=== Input for this task ===

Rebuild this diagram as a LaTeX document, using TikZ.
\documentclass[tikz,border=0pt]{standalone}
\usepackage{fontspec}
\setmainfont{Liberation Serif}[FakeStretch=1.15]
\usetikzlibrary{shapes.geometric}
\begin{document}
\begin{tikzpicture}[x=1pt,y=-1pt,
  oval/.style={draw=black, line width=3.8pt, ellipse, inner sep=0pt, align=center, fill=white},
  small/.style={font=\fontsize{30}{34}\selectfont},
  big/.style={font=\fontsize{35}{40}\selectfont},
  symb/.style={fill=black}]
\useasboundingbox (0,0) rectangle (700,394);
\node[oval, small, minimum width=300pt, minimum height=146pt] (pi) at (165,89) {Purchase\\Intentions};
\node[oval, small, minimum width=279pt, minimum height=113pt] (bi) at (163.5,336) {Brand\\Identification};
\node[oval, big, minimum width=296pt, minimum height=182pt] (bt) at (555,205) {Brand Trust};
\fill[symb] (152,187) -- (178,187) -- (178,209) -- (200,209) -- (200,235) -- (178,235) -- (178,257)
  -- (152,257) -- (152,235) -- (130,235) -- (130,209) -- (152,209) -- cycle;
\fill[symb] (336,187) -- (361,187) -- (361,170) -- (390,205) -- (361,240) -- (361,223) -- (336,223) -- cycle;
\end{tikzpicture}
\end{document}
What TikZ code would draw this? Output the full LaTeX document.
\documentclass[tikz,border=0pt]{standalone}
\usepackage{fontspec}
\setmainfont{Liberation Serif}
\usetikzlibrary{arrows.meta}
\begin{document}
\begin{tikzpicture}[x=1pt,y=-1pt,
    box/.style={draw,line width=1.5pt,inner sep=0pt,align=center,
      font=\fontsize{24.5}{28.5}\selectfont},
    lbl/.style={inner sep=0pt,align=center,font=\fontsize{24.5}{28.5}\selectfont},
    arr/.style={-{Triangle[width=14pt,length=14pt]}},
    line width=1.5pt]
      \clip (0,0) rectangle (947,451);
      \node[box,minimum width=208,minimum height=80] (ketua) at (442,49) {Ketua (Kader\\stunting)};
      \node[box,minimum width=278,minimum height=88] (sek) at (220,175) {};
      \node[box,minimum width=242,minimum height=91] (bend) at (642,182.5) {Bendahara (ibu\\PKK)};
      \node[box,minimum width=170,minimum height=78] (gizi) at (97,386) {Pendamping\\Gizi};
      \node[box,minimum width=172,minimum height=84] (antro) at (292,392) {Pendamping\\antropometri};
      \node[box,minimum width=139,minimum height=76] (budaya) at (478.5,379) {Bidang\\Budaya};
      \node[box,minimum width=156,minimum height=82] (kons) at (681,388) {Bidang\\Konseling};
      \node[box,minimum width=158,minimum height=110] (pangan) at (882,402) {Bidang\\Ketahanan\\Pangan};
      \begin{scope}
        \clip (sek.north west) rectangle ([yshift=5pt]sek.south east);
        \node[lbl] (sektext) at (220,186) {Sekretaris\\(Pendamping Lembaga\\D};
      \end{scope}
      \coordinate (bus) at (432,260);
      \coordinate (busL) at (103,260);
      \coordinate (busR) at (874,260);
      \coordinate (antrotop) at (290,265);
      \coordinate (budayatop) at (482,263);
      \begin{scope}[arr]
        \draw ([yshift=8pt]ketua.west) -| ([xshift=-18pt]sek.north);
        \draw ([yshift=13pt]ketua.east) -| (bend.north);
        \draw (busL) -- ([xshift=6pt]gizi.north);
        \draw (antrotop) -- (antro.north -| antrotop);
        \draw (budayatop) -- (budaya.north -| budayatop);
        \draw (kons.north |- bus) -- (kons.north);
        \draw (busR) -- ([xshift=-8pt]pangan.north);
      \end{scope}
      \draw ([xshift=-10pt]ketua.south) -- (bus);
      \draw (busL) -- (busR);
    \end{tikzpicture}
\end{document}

===

Written task: Repeat the data verbatim.

Solution for this problem:
Rebuild this diagram as a LaTeX document, using TikZ.
\documentclass[tikz,border=0pt]{standalone}
\usepackage{fontspec}
\setmainfont{Liberation Serif}[FakeStretch=1.15]
\usetikzlibrary{shapes.geometric}
\begin{document}
\begin{tikzpicture}[x=1pt,y=-1pt,
  oval/.style={draw=black, line width=3.8pt, ellipse, inner sep=0pt, align=center, fill=white},
  small/.style={font=\fontsize{30}{34}\selectfont},
  big/.style={font=\fontsize{35}{40}\selectfont},
  symb/.style={fill=black}]
\useasboundingbox (0,0) rectangle (700,394);
\node[oval, small, minimum width=300pt, minimum height=146pt] (pi) at (165,89) {Purchase\\Intentions};
\node[oval, small, minimum width=279pt, minimum height=113pt] (bi) at (163.5,336) {Brand\\Identification};
\node[oval, big, minimum width=296pt, minimum height=182pt] (bt) at (555,205) {Brand Trust};
\fill[symb] (152,187) -- (178,187) -- (178,209) -- (200,209) -- (200,235) -- (178,235) -- (178,257)
  -- (152,257) -- (152,235) -- (130,235) -- (130,209) -- (152,209) -- cycle;
\fill[symb] (336,187) -- (361,187) -- (361,170) -- (390,205) -- (361,240) -- (361,223) -- (336,223) -- cycle;
\end{tikzpicture}
\end{document}
What TikZ code would draw this? Output the full LaTeX document.
\documentclass[tikz,border=0pt]{standalone}
\usepackage{fontspec}
\setmainfont{Liberation Serif}
\usetikzlibrary{arrows.meta}
\begin{document}
\begin{tikzpicture}[x=1pt,y=-1pt,
    box/.style={draw,line width=1.5pt,inner sep=0pt,align=center,
      font=\fontsize{24.5}{28.5}\selectfont},
    lbl/.style={inner sep=0pt,align=center,font=\fontsize{24.5}{28.5}\selectfont},
    arr/.style={-{Triangle[width=14pt,length=14pt]}},
    line width=1.5pt]
      \clip (0,0) rectangle (947,451);
      \node[box,minimum width=208,minimum height=80] (ketua) at (442,49) {Ketua (Kader\\stunting)};
      \node[box,minimum width=278,minimum height=88] (sek) at (220,175) {};
      \node[box,minimum width=242,minimum height=91] (bend) at (642,182.5) {Bendahara (ibu\\PKK)};
      \node[box,minimum width=170,minimum height=78] (gizi) at (97,386) {Pendamping\\Gizi};
      \node[box,minimum width=172,minimum height=84] (antro) at (292,392) {Pendamping\\antropometri};
      \node[box,minimum width=139,minimum height=76] (budaya) at (478.5,379) {Bidang\\Budaya};
      \node[box,minimum width=156,minimum height=82] (kons) at (681,388) {Bidang\\Konseling};
      \node[box,minimum width=158,minimum height=110] (pangan) at (882,402) {Bidang\\Ketahanan\\Pangan};
      \begin{scope}
        \clip (sek.north west) rectangle ([yshift=5pt]sek.south east);
        \node[lbl] (sektext) at (220,186) {Sekretaris\\(Pendamping Lembaga\\D};
      \end{scope}
      \coordinate (bus) at (432,260);
      \coordinate (busL) at (103,260);
      \coordinate (busR) at (874,260);
      \coordinate (antrotop) at (290,265);
      \coordinate (budayatop) at (482,263);
      \begin{scope}[arr]
        \draw ([yshift=8pt]ketua.west) -| ([xshift=-18pt]sek.north);
        \draw ([yshift=13pt]ketua.east) -| (bend.north);
        \draw (busL) -- ([xshift=6pt]gizi.north);
        \draw (antrotop) -- (antro.north -| antrotop);
        \draw (budayatop) -- (budaya.north -| budayatop);
        \draw (kons.north |- bus) -- (kons.north);
        \draw (busR) -- ([xshift=-8pt]pangan.north);
      \end{scope}
      \draw ([xshift=-10pt]ketua.south) -- (bus);
      \draw (busL) -- (busR);
    \end{tikzpicture}
\end{document}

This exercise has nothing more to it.